▶ **Goal**: Where a line of the material contains the string "this", copy that line.
-- -- --
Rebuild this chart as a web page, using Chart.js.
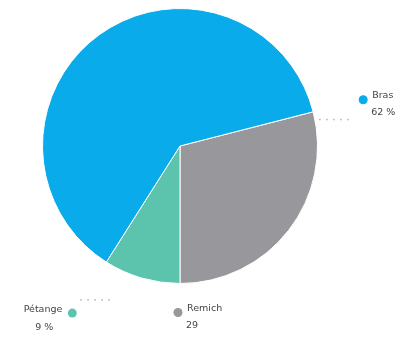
<!DOCTYPE html>
<html>
<head>
<meta charset="utf-8">
<script src="https://cdn.jsdelivr.net/npm/chart.js@4"></script>
<style>
    html, body { margin: 0; padding: 0; background: #fff; }
    #wrap { width: 404px; height: 338px; }
</style>
</head>
<body>
<div id="wrap"><canvas id="pie"></canvas></div>
<script>
// Datos
const categories = ['Remich', 'Pétange', 'Bras'];
const values = [29, 9, 62];
const valueLabels = ['29', '9 %', '62 %'];
const colors = ['#97979c', '#5cc4ad', '#0aabea'];

// Posición de cada etiqueta respecto al final del sector
const labelStyle = [
    { dx: -2, dy: 29, align: 'left', dots: null },
    { dx: -34, dy: 51, align: 'right', dots: { y: -14, x0: 8, x1: 38 } },
    { dx: 50, dy: -12, align: 'left', dots: { y: 19, x0: -44, x1: -14 } }
];

// Plugin para dibujar las etiquetas con su punto de color
const labelPlugin = {
    id: 'sliceLabels',
    afterDatasetsDraw(chart) {
        const ctx = chart.ctx;
        const meta = chart.getDatasetMeta(0);
        ctx.save();
        ctx.font = '9.5px "DejaVu Sans"';
        ctx.textBaseline = 'middle';
        meta.data.forEach((arc, i) => {
            const p = arc.getProps(['x', 'y', 'endAngle', 'outerRadius'], true);
            const ax = p.x + Math.cos(p.endAngle) * p.outerRadius;
            const ay = p.y + Math.sin(p.endAngle) * p.outerRadius;
            const st = labelStyle[i];
            const dotX = ax + st.dx;
            const dotY = ay + st.dy;

            // puntos guía
            if (st.dots) {
                ctx.fillStyle = '#b0b0b0';
                for (let x = dotX + st.dots.x0; x <= dotX + st.dots.x1; x += 7) {
                    ctx.fillRect(x, dotY + st.dots.y, 1.5, 1.5);
                }
            }

            ctx.fillStyle = colors[i];
            ctx.beginPath();
            ctx.arc(dotX, dotY, 4.5, 0, Math.PI * 2);
            ctx.fill();

            ctx.fillStyle = '#444';
            if (st.align === 'left') {
                ctx.textAlign = 'left';
                ctx.fillText(categories[i], dotX + 9, dotY - 4);
                ctx.fillText(valueLabels[i], dotX + 8, dotY + 13);
            } else {
                ctx.textAlign = 'right';
                ctx.fillText(categories[i], dotX - 10, dotY - 4);
                ctx.textAlign = 'center';
                ctx.fillText(valueLabels[i], dotX - 28, dotY + 14);
            }
        });
        ctx.restore();
    }
};

new Chart(document.getElementById('pie').getContext('2d'), {
    type: 'pie',
    data: {
        labels: categories,
        datasets: [{
            data: values,
            backgroundColor: colors,
            borderColor: '#ffffff',
            borderWidth: 1
        }]
    },
    options: {
        responsive: true,
        maintainAspectRatio: false,
        animation: false,
        rotation: 75.6,
        layout: { padding: { left: 42, right: 86, top: 8, bottom: 54 } },
        plugins: {
            legend: { display: false },
            tooltip: { enabled: false }
        }
    },
    plugins: [labelPlugin]
});
</script>
</body>
</html>
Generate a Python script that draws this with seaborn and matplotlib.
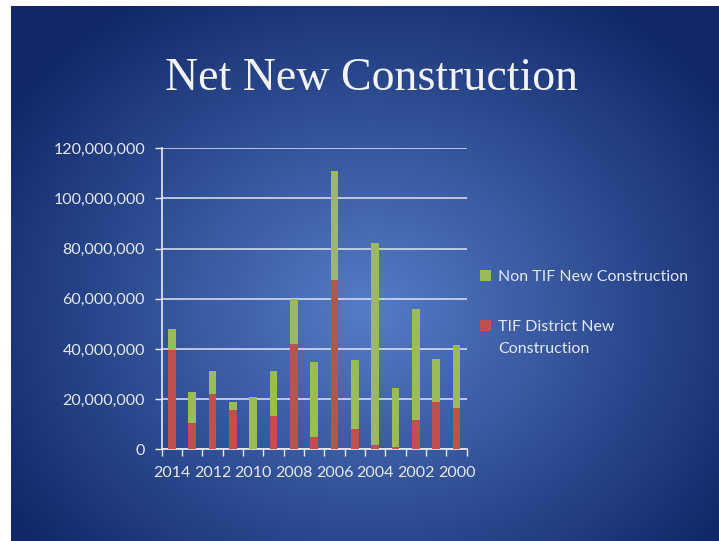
-- -- --
▶ **The completed task**:
Rebuild this chart as a web page, using Chart.js.
Generate a Python script that draws this with seaborn and matplotlib.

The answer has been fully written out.